>> start
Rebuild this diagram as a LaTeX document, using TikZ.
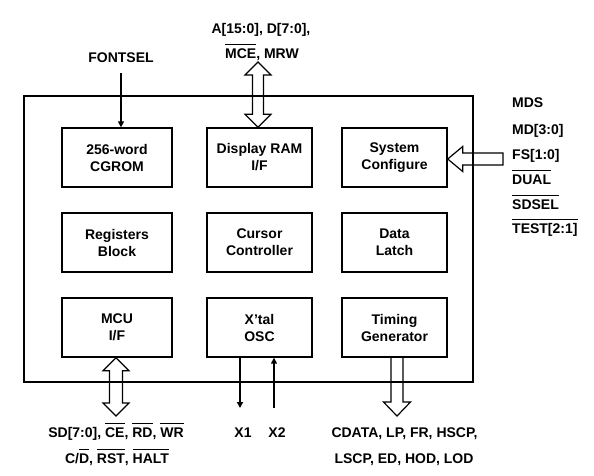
\documentclass[tikz,border=0pt]{standalone}
\usepackage{fontspec}
\setmainfont{Liberation Sans}
\usetikzlibrary{calc,arrows.meta}
\newcommand\ovl[1]{\leavevmode\vbox{\hrule height 0.9pt\kern 3pt\hbox{#1}}}
\tikzset{
  lbl/.style={font=\fontsize{14}{17}\selectfont\bfseries, inner sep=0pt, anchor=base},
  blk/.style={draw, line width=1.4pt, minimum height=59pt, align=center, inner sep=0pt,
              font=\fontsize{14}{17}\selectfont\bfseries},
  wide/.style={blk, minimum width=110pt},
  narrow/.style={blk, minimum width=105pt},
  hollow/.style={draw, line width=1.2pt, line join=miter},
  sig/.style={line width=2.6pt, -{Triangle[length=6pt,width=6pt]}}
}
\begin{document}
\begin{tikzpicture}[x=1pt,y=-1pt]
\useasboundingbox (0,0) rectangle (594,475);
% outer chip
\node[draw, line width=1.8pt, minimum width=449pt, minimum height=286pt, inner sep=0pt] (chip) at (248.5,239) {};
% blocks
\node[wide]   (cgrom) at (117,157.5)   {256-word\\CGROM};
\node[narrow] (ram)   at (259.5,157.5) {Display RAM\\I/F};
\node[narrow] (cfg)   at (394.5,157.5) {System\\Configure};
\node[wide]   (reg)   at (117,242.5)   {Registers\\Block};
\node[narrow] (cur)   at (259.5,242.5) {Cursor\\Controller};
\node[narrow] (latch) at (394.5,242.5) {Data\\Latch};
\node[wide]   (mcu)   at (117,327.5)   {MCU\\I/F};
\node[narrow] (osc)   at (259.5,327.5) {X'tal\\OSC};
\node[narrow] (tim)   at (394.5,327.5) {Timing\\Generator};
% labels
\node[lbl] (fontsel) at (121,62) {FONTSEL};
\node[lbl] (top1) at (261,33) {A[15:0], D[7:0],};
\node[lbl] (top2) at (262,58) {\ovl{MCE}, MRW};
\node[lbl, anchor=base west] (mds)  at (512,107) {MDS};
\node[lbl, anchor=base west] (md)   at (512,134) {MD[3:0]};
\node[lbl, anchor=base west] (fs)   at (512,159) {FS[1:0]};
\node[lbl, anchor=base west] (dual) at (512,184) {\ovl{DUAL}};
\node[lbl, anchor=base west] (sdsel) at (512,209) {\ovl{SDSEL}};
\node[lbl, anchor=base west] (test) at (512,233) {\ovl{TEST[2:1]}};
\node[lbl] (sd1) at (116,437) {SD[7:0], \ovl{CE}, \ovl{RD}, \ovl{WR}};
\node[lbl] (sd2) at (117,463) {C/\ovl{D}, \ovl{RST}, \ovl{HALT}};
\node[lbl] (x1) at (243,437) {X1};
\node[lbl] (x2) at (277,437) {X2};
\node[lbl] (cd1) at (404.5,437) {CDATA, LP, FR, HSCP,};
\node[lbl] (cd2) at (404,463) {LSCP, ED, HOD, LOD};
% FONTSEL arrow
\coordinate (fsrc) at (121,73);
\draw[sig] (fsrc) -- (fsrc |- cgrom.north);
% X1 / X2
\coordinate (x1end) at (240,408);
\coordinate (x2end) at (274,408);
\draw[sig] (x1end |- osc.south) -- (x1end);
\draw[sig] (x2end) -- (x2end |- osc.south);
% top double arrow
\coordinate (ta) at (258,62);
\coordinate (tb) at (ta |- ram.north);
\draw[hollow] (ta) -- ($(ta)+(13,13)$) -- ($(ta)+(5.5,13)$) -- ($(tb)+(5.5,-13)$) -- ($(tb)+(13,-13)$)
  -- (tb) -- ($(tb)+(-13,-13)$) -- ($(tb)+(-5.5,-13)$) -- ($(ta)+(-5.5,13)$) -- ($(ta)+(-13,13)$) -- cycle;
% bottom-left double arrow
\coordinate (bb) at (116,416);
\coordinate (ba) at (bb |- mcu.south);
\draw[hollow] (ba) -- ($(ba)+(13,13)$) -- ($(ba)+(6.5,13)$) -- ($(bb)+(6.5,-13)$) -- ($(bb)+(13,-13)$)
  -- (bb) -- ($(bb)+(-13,-13)$) -- ($(bb)+(-6.5,-13)$) -- ($(ba)+(-6.5,13)$) -- ($(ba)+(-13,13)$) -- cycle;
% bottom-right single arrow
\coordinate (cb) at (397,416);
\coordinate (ca) at (cb |- tim.south);
\draw[hollow] ($(ca)+(-6,0)$) -- ($(cb)+(-6,-14)$) -- ($(cb)+(-13.5,-14)$) -- (cb)
  -- ($(cb)+(13.5,-14)$) -- ($(cb)+(6,-14)$) -- ($(ca)+(6,0)$);
% right arrow into System Configure
\coordinate (ra) at (503,159);
\coordinate (rb) at (cfg.east |- ra);
\draw[hollow] (rb) -- ($(rb)+(15,-12.5)$) -- ($(rb)+(15,-6)$) -- ($(ra)+(0,-6)$) -- ($(ra)+(0,6)$)
  -- ($(rb)+(15,6)$) -- ($(rb)+(15,12.5)$) -- cycle;
\end{tikzpicture}
\end{document}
>> end
== WHAT THIS TASK INVOLVES ==
Reproduce every line exactly and omit all pictures.

== TASK RESULT ==
Rebuild this diagram as a LaTeX document, using TikZ.
\documentclass[tikz,border=0pt]{standalone}
\usepackage{fontspec}
\setmainfont{Liberation Sans}
\usetikzlibrary{calc,arrows.meta}
\newcommand\ovl[1]{\leavevmode\vbox{\hrule height 0.9pt\kern 3pt\hbox{#1}}}
\tikzset{
  lbl/.style={font=\fontsize{14}{17}\selectfont\bfseries, inner sep=0pt, anchor=base},
  blk/.style={draw, line width=1.4pt, minimum height=59pt, align=center, inner sep=0pt,
              font=\fontsize{14}{17}\selectfont\bfseries},
  wide/.style={blk, minimum width=110pt},
  narrow/.style={blk, minimum width=105pt},
  hollow/.style={draw, line width=1.2pt, line join=miter},
  sig/.style={line width=2.6pt, -{Triangle[length=6pt,width=6pt]}}
}
\begin{document}
\begin{tikzpicture}[x=1pt,y=-1pt]
\useasboundingbox (0,0) rectangle (594,475);
% outer chip
\node[draw, line width=1.8pt, minimum width=449pt, minimum height=286pt, inner sep=0pt] (chip) at (248.5,239) {};
% blocks
\node[wide]   (cgrom) at (117,157.5)   {256-word\\CGROM};
\node[narrow] (ram)   at (259.5,157.5) {Display RAM\\I/F};
\node[narrow] (cfg)   at (394.5,157.5) {System\\Configure};
\node[wide]   (reg)   at (117,242.5)   {Registers\\Block};
\node[narrow] (cur)   at (259.5,242.5) {Cursor\\Controller};
\node[narrow] (latch) at (394.5,242.5) {Data\\Latch};
\node[wide]   (mcu)   at (117,327.5)   {MCU\\I/F};
\node[narrow] (osc)   at (259.5,327.5) {X'tal\\OSC};
\node[narrow] (tim)   at (394.5,327.5) {Timing\\Generator};
% labels
\node[lbl] (fontsel) at (121,62) {FONTSEL};
\node[lbl] (top1) at (261,33) {A[15:0], D[7:0],};
\node[lbl] (top2) at (262,58) {\ovl{MCE}, MRW};
\node[lbl, anchor=base west] (mds)  at (512,107) {MDS};
\node[lbl, anchor=base west] (md)   at (512,134) {MD[3:0]};
\node[lbl, anchor=base west] (fs)   at (512,159) {FS[1:0]};
\node[lbl, anchor=base west] (dual) at (512,184) {\ovl{DUAL}};
\node[lbl, anchor=base west] (sdsel) at (512,209) {\ovl{SDSEL}};
\node[lbl, anchor=base west] (test) at (512,233) {\ovl{TEST[2:1]}};
\node[lbl] (sd1) at (116,437) {SD[7:0], \ovl{CE}, \ovl{RD}, \ovl{WR}};
\node[lbl] (sd2) at (117,463) {C/\ovl{D}, \ovl{RST}, \ovl{HALT}};
\node[lbl] (x1) at (243,437) {X1};
\node[lbl] (x2) at (277,437) {X2};
\node[lbl] (cd1) at (404.5,437) {CDATA, LP, FR, HSCP,};
\node[lbl] (cd2) at (404,463) {LSCP, ED, HOD, LOD};
% FONTSEL arrow
\coordinate (fsrc) at (121,73);
\draw[sig] (fsrc) -- (fsrc |- cgrom.north);
% X1 / X2
\coordinate (x1end) at (240,408);
\coordinate (x2end) at (274,408);
\draw[sig] (x1end |- osc.south) -- (x1end);
\draw[sig] (x2end) -- (x2end |- osc.south);
% top double arrow
\coordinate (ta) at (258,62);
\coordinate (tb) at (ta |- ram.north);
\draw[hollow] (ta) -- ($(ta)+(13,13)$) -- ($(ta)+(5.5,13)$) -- ($(tb)+(5.5,-13)$) -- ($(tb)+(13,-13)$)
  -- (tb) -- ($(tb)+(-13,-13)$) -- ($(tb)+(-5.5,-13)$) -- ($(ta)+(-5.5,13)$) -- ($(ta)+(-13,13)$) -- cycle;
% bottom-left double arrow
\coordinate (bb) at (116,416);
\coordinate (ba) at (bb |- mcu.south);
\draw[hollow] (ba) -- ($(ba)+(13,13)$) -- ($(ba)+(6.5,13)$) -- ($(bb)+(6.5,-13)$) -- ($(bb)+(13,-13)$)
  -- (bb) -- ($(bb)+(-13,-13)$) -- ($(bb)+(-6.5,-13)$) -- ($(ba)+(-6.5,13)$) -- ($(ba)+(-13,13)$) -- cycle;
% bottom-right single arrow
\coordinate (cb) at (397,416);
\coordinate (ca) at (cb |- tim.south);
\draw[hollow] ($(ca)+(-6,0)$) -- ($(cb)+(-6,-14)$) -- ($(cb)+(-13.5,-14)$) -- (cb)
  -- ($(cb)+(13.5,-14)$) -- ($(cb)+(6,-14)$) -- ($(ca)+(6,0)$);
% right arrow into System Configure
\coordinate (ra) at (503,159);
\coordinate (rb) at (cfg.east |- ra);
\draw[hollow] (rb) -- ($(rb)+(15,-12.5)$) -- ($(rb)+(15,-6)$) -- ($(ra)+(0,-6)$) -- ($(ra)+(0,6)$)
  -- ($(rb)+(15,6)$) -- ($(rb)+(15,12.5)$) -- cycle;
\end{tikzpicture}
\end{document}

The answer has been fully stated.